The aftermath of World War II was the beginning of a new era. It was defined by the decline of the old great powers and the rise of two superpowers; the Soviet Union (USSR) and the United States of America (US) creating a bipolar world. Temporarily allied during World War II, the US and the USSR became competitors on the world stage and engaged in what became known as the Cold War, so called because it never boiled over into open war between the two powers but was focused on espionage, political subversion and proxy wars. Western Europe and Japan were rebuilt through the American Marshall Plan whereas Eastern Europe was in the Soviet sphere of influence and was forced to reject the Marshall Plan. The world was divided into a US-led Western Bloc and a Soviet-led Eastern Bloc with some nations trying to stay out of the Cold War through the Non-Aligned Movement. The Cold War also saw a nuclear arms race between the two superpowers; part of the reason that the Cold War never became a „hot“ war was that the Soviet Union and the United States had nuclear deterrents against each other, leading to a mutually assured destruction stand-off.

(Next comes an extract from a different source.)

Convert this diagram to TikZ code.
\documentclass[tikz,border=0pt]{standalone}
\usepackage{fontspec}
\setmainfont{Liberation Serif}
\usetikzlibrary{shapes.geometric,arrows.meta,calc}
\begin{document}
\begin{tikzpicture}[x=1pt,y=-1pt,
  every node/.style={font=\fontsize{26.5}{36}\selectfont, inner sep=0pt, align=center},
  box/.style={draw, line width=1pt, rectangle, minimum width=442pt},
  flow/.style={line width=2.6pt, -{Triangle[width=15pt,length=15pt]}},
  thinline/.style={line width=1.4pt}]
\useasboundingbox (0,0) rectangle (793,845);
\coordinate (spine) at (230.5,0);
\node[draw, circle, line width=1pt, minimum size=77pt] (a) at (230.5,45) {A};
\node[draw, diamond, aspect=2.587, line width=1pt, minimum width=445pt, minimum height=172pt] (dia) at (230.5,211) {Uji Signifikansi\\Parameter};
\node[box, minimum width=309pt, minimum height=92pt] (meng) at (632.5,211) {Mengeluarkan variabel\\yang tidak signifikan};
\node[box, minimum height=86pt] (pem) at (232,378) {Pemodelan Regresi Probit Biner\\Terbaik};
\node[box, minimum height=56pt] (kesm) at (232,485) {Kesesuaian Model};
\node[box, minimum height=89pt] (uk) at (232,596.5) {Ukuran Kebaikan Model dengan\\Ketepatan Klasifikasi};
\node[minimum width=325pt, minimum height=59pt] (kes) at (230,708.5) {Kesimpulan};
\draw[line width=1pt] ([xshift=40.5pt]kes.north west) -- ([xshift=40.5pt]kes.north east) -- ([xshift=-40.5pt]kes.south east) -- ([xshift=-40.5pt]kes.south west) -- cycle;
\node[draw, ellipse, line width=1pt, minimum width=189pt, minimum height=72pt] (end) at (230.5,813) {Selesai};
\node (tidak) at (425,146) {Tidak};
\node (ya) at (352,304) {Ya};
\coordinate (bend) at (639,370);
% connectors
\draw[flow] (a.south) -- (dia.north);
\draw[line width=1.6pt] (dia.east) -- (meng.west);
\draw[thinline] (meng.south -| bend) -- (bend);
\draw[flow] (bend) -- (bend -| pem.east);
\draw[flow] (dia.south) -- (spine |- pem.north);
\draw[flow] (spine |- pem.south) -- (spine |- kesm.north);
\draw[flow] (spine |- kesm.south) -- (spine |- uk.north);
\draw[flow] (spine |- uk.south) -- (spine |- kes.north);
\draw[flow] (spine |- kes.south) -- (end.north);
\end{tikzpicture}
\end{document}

As a consequence of the war, the Allies created the United Nations, a new global organization for international cooperation and diplomacy. Members of the United Nations agreed to outlaw wars of aggression in an attempt to avoid a third world war. The devastated great powers of Western Europe formed the European Coal and Steel Community (that later evolved into the European Union) in an attempt to avoid another war between Germany and France by economic cooperation and integration, and a common market for important natural resources.

The war also increased the rate of decolonization from the weakened great powers with India (from Great Britain), Indonesia (from the Netherlands), the Philippines, a number of Arab nations, and Israel being created in the years immediately following the war.

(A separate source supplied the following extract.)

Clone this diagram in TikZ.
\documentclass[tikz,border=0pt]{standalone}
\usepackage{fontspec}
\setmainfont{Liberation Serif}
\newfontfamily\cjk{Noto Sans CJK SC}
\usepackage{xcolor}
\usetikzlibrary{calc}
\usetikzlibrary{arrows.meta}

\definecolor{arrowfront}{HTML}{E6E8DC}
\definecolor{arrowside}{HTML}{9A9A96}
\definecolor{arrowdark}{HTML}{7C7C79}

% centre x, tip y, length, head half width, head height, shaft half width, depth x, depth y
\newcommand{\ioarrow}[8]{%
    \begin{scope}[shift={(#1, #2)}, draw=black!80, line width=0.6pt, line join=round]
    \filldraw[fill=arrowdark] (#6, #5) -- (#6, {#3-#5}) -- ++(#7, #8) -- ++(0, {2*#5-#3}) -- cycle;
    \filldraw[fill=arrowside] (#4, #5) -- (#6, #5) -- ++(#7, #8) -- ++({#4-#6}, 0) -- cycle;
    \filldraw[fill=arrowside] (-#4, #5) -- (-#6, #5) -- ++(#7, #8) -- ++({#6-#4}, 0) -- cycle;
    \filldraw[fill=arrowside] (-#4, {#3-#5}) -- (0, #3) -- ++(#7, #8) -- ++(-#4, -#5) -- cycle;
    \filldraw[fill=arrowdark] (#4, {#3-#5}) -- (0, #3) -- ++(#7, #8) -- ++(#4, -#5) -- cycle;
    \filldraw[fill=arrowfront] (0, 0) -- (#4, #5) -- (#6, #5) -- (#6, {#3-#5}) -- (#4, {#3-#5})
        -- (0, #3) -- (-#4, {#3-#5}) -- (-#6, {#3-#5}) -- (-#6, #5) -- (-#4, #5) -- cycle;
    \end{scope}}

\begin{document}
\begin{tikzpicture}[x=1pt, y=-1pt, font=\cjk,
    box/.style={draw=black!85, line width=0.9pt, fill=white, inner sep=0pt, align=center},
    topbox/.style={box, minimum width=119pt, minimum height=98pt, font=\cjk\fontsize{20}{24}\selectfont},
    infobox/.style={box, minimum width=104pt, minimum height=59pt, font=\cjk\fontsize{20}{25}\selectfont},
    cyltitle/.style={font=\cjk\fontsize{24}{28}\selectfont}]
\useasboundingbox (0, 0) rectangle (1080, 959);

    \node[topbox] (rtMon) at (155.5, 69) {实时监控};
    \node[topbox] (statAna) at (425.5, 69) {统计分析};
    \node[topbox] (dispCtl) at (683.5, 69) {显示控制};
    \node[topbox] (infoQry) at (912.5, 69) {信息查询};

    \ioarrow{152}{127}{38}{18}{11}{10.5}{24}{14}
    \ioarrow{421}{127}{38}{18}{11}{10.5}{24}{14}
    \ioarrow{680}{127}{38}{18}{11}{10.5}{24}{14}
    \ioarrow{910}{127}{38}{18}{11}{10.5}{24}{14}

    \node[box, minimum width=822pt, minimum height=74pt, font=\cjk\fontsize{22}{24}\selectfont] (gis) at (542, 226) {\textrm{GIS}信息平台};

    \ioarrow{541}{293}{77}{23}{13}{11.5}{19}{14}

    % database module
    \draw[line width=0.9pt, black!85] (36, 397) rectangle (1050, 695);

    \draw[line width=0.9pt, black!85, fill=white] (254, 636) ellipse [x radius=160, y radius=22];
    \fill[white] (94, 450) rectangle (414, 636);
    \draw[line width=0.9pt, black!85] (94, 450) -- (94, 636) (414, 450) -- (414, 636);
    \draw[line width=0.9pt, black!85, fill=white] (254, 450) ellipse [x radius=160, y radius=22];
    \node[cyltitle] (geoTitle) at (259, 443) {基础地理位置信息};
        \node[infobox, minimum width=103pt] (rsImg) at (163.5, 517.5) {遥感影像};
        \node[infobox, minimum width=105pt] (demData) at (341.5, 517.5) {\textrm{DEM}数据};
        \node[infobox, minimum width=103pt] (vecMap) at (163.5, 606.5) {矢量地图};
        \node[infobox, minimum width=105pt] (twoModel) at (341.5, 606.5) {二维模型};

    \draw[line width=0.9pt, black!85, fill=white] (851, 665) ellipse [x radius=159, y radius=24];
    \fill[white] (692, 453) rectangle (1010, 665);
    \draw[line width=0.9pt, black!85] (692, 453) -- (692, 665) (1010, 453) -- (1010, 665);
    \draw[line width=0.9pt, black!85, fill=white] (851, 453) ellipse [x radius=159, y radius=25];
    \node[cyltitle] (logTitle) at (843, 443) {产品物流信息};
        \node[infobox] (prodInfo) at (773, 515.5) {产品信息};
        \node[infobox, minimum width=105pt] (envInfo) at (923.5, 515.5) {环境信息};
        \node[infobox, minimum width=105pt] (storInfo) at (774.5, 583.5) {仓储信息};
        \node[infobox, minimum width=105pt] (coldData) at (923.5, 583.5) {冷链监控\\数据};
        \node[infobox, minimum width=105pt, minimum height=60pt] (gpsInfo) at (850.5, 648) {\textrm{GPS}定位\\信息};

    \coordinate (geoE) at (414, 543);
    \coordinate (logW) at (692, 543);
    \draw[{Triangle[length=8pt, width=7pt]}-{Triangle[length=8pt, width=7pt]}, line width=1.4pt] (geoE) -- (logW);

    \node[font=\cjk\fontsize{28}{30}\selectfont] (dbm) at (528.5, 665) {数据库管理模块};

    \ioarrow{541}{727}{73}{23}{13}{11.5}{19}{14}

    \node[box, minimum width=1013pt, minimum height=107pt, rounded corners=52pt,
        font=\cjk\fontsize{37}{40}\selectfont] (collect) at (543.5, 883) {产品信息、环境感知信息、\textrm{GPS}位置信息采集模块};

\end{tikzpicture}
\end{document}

At the end of the war, millions of people were homeless, the European economy had collapsed, and much of the European industrial infrastructure had been destroyed. The Soviet Union, too, had been heavily affected. In response, in 1947, U.S. Secretary of State George Marshall devised the „European Recovery Program“, which became known as the Marshall Plan. Under the plan, during 1948-1952 the United States government allocated US$13 billion (US$137 billion in 2013 dollars) for the reconstruction of Western Europe.